The 78th Festival de Cannes has unveiled its jury line-up, featuring two African creatives: French-Moroccan writer Leïla Slimani and Congolese director, documentarist, and producer Dieudo Hamadi. The 2025 Cannes Film Festival jury will be chaired by French actress Juliette Binoche and will comprise a diverse group of industry professionals.
Leïla Slimani has published several novels, including “Lullaby”, which won the Prix Goncourt in 2016 and the Grand Prix des lectrices Elle in 2017. She is also a French diplomat as the personal representative of the French president Emmanuel Macron to the Organisation internationale de la Francophonie.

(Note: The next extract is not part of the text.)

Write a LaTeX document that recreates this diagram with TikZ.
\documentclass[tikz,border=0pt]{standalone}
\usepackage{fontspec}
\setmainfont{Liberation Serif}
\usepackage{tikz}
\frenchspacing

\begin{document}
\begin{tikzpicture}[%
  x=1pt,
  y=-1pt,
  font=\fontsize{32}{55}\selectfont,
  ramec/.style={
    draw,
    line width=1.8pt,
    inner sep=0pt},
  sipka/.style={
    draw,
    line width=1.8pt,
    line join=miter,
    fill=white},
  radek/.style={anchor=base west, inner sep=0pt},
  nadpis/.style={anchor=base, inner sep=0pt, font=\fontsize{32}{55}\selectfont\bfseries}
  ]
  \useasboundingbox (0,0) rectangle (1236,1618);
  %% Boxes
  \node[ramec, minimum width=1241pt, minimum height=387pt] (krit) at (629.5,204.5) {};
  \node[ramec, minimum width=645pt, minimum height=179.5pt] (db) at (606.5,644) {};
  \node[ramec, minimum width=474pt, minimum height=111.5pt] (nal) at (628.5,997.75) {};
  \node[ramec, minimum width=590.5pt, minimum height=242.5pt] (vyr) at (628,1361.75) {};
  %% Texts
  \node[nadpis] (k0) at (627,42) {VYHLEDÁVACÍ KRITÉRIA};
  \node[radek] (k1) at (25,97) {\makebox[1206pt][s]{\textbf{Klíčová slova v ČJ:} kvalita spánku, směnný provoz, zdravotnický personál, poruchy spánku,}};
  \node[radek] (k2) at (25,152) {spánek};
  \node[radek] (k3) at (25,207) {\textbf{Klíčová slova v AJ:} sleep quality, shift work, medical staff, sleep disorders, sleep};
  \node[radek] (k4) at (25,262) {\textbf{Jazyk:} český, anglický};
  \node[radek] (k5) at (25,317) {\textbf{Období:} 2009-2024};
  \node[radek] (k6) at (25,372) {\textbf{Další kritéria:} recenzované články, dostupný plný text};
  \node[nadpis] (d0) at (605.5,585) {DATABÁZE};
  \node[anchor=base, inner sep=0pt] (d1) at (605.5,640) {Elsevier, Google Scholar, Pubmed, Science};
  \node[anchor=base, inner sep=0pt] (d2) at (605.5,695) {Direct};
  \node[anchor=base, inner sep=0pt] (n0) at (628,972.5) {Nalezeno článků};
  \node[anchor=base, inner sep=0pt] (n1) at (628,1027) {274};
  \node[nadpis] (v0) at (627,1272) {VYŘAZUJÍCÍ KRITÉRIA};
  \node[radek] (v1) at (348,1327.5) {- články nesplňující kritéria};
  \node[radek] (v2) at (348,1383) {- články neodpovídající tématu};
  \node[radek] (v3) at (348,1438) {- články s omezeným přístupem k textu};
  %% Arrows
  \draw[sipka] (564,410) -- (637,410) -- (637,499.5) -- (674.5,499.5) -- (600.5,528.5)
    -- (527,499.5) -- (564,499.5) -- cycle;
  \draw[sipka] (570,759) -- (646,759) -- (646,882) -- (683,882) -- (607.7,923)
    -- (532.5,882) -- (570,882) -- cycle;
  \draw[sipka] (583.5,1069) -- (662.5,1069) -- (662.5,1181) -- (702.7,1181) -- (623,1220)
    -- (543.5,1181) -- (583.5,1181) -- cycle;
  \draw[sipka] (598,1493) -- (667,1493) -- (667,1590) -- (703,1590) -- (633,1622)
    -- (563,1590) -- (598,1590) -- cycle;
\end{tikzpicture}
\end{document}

Dieudo Hamai’s first short documentary, Ladies in Waiting (Dames en attente), won the Pierre et Yolande Perrault Grant at the Cinéma du Réel film festival in 2010. In 2013, Atalaku won the Joris Ivens Award for Best First Film at the Festival Cinéma du Réel, while his other film, Mama Colonel received the Grand Prix at the same festival. He is currently in post-production on a 6-episode Sci-Fi-Fantasy series, Les âmes errantes de Kinshasa, which he is producing and directing for Canal+.
The main task of the 2025 Cannes Film Festival jury is the awarding of the Palme d’or to one of 21 films in competition. The chosen film, among other winners, will be announced on Saturday, May 24, at the Closing Ceremony, which will be broadcast live by France Télévisions in France and by Brut internationally.
Other jury members include American actress and filmmaker Halle Berry, Indian director and screenwriter Payal Kapadia, Italian actress Alba Rohrwacher, Korean director and screenwriter Hong Sangsoo, Mexican director, screenwriter and producer Carlos Reygadas and American actor Jeremy Strong.
With Leïla Slimani and Dieudo Hamadi on board, this adds to the list of African presence at this year’s Cannes festival as Morad Mostafa’s Aisha Can’t Fly Away, a co-production between Tunisia, Egypt, and Qatar will screen at the festival. The festival will also premiere Tunisian production Promised Sky, directed by Erige Sehiri, and My Father’s Shadow, a Nigerian and UK co-production directed by Akinola Davies Jnr.
South African director Oliver Hermanus will also be present at the Cannes, as he directs the UK-US co-production titled The History of Sound.
Directors’ Fortnight, a parallel section of the Cannes Film Festival overseen by the French Directors Guild, has also selected African projects, including Cameroonian-French director Thomas Ngijol’s Indomptables and Moroccan-French director Robin Campillo’s Enzo.